Report the count of lines below that include "matplotlib", without any other text.

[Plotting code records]
::::

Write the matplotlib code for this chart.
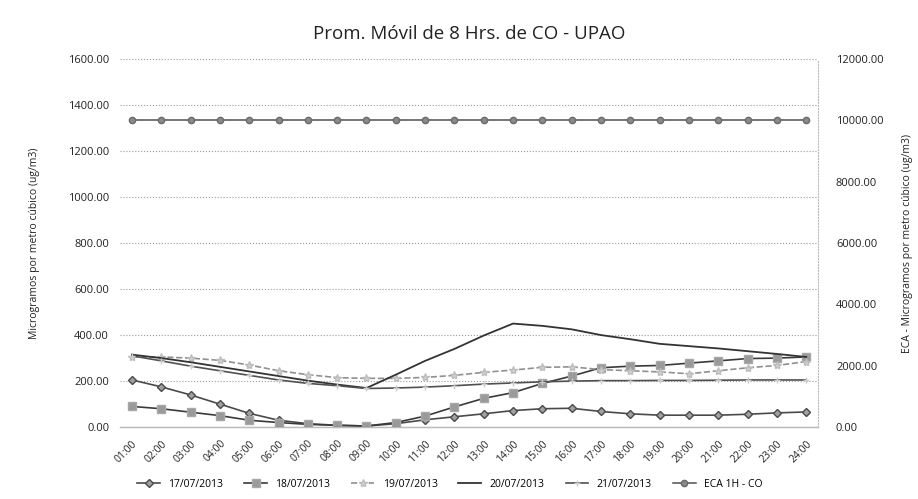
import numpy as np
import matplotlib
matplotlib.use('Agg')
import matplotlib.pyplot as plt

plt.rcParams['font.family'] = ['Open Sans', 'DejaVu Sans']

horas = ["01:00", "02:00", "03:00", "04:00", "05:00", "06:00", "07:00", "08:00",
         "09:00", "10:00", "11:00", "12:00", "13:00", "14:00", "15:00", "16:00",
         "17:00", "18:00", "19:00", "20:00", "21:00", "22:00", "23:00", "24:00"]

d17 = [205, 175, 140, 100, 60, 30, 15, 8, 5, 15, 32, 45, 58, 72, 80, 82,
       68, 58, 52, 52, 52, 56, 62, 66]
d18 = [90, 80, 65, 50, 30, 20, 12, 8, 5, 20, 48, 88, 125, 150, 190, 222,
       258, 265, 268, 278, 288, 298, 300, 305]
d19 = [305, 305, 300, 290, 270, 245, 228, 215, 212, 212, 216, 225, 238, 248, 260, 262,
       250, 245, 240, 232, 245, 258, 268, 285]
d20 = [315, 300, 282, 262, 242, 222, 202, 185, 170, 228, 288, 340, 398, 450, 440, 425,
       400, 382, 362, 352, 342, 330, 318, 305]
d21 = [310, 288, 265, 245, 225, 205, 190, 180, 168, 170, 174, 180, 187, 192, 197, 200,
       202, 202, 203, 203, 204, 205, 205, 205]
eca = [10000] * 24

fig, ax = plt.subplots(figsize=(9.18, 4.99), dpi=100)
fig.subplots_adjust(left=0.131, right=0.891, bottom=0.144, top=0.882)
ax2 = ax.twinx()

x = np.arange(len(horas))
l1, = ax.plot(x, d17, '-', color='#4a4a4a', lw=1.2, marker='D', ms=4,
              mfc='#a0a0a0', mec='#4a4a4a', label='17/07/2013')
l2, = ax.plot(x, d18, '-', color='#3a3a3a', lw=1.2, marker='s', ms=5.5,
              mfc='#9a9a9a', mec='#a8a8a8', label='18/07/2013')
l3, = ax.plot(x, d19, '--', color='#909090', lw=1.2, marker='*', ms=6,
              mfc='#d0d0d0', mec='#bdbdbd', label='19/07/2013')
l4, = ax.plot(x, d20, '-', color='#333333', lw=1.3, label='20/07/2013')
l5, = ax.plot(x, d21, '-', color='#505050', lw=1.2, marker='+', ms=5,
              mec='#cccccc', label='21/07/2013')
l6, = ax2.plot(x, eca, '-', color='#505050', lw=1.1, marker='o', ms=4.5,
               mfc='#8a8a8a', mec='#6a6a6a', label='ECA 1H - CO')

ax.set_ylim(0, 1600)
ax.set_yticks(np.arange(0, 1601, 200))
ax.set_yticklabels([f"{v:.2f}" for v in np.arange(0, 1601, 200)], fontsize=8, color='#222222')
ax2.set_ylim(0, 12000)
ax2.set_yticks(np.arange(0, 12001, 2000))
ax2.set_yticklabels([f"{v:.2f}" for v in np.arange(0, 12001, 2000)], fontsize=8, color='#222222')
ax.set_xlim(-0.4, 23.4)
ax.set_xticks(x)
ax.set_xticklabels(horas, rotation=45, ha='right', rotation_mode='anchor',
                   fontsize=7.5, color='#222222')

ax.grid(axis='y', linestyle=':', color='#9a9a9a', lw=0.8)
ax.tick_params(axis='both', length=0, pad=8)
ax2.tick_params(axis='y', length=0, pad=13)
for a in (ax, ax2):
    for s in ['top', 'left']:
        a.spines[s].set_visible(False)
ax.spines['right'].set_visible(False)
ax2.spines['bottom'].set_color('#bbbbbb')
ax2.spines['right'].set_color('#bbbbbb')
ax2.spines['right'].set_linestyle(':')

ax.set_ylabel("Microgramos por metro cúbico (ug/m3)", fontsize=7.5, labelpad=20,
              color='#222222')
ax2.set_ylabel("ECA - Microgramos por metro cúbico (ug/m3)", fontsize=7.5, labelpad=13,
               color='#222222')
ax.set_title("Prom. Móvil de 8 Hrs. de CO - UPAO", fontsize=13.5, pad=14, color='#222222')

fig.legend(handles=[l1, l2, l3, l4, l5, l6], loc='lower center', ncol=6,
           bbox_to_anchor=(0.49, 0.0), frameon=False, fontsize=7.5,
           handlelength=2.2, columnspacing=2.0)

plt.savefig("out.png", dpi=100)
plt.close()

::::

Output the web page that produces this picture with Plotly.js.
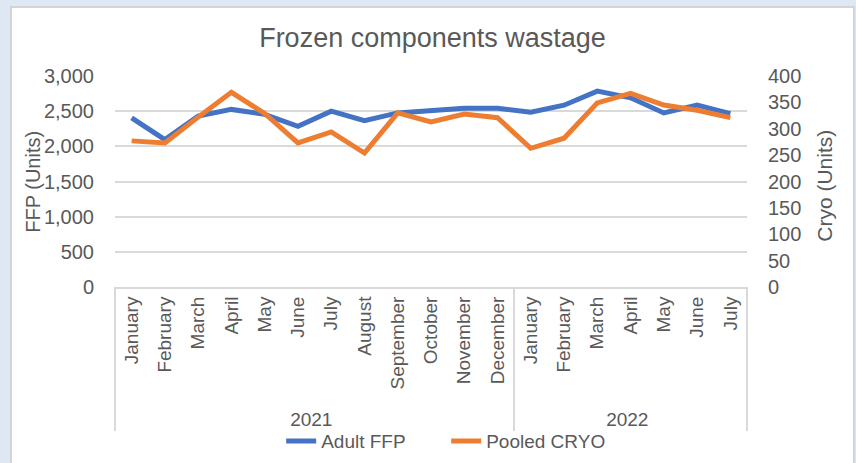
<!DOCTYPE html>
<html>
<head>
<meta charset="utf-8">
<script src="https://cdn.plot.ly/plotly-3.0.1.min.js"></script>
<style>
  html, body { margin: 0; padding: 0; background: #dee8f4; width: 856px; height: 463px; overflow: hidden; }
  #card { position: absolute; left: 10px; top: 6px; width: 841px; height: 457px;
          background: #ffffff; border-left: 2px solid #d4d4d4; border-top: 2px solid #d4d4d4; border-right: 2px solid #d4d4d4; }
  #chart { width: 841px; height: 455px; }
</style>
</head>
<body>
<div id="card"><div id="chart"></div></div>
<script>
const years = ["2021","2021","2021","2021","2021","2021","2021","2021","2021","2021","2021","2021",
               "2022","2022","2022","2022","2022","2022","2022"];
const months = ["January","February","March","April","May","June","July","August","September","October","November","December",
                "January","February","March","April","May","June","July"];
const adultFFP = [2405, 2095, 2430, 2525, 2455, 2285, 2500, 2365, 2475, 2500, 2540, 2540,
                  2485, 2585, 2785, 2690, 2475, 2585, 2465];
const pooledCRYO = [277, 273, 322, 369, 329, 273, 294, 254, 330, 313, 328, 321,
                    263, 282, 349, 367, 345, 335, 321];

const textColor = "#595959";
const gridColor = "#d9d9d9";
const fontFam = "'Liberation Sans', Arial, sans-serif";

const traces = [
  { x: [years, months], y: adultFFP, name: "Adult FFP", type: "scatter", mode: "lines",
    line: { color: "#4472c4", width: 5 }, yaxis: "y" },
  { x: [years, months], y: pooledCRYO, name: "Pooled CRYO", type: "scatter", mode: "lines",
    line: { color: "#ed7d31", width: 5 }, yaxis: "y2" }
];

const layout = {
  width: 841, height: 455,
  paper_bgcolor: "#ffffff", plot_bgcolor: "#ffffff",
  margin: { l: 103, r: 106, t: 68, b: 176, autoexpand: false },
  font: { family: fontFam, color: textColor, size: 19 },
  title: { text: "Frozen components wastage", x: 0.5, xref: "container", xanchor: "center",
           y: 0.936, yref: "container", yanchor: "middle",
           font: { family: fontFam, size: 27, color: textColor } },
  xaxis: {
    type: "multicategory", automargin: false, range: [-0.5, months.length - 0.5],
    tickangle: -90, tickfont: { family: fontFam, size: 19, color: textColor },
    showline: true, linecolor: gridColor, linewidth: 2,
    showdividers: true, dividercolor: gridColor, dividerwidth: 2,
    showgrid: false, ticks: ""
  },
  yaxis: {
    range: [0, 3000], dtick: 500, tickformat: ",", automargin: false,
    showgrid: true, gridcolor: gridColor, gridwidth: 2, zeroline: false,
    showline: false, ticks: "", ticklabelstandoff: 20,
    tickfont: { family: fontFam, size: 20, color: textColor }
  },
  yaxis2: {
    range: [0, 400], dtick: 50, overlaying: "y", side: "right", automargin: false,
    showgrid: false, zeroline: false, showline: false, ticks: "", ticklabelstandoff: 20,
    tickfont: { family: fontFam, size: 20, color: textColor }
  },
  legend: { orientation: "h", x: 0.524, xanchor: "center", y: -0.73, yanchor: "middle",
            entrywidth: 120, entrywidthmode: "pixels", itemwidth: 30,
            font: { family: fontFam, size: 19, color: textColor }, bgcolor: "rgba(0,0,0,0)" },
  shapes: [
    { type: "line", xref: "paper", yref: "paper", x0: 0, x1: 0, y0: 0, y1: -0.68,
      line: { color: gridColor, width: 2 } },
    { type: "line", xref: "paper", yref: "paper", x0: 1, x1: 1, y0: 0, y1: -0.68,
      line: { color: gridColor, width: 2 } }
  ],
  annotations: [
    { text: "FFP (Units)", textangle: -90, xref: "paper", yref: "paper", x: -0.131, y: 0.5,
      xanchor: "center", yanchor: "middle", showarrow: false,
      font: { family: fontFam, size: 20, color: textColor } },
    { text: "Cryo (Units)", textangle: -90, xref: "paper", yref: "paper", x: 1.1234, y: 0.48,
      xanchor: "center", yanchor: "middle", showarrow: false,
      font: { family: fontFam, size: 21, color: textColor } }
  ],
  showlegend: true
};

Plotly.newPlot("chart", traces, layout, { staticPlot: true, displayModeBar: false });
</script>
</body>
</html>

::::

— RESPONSE —
4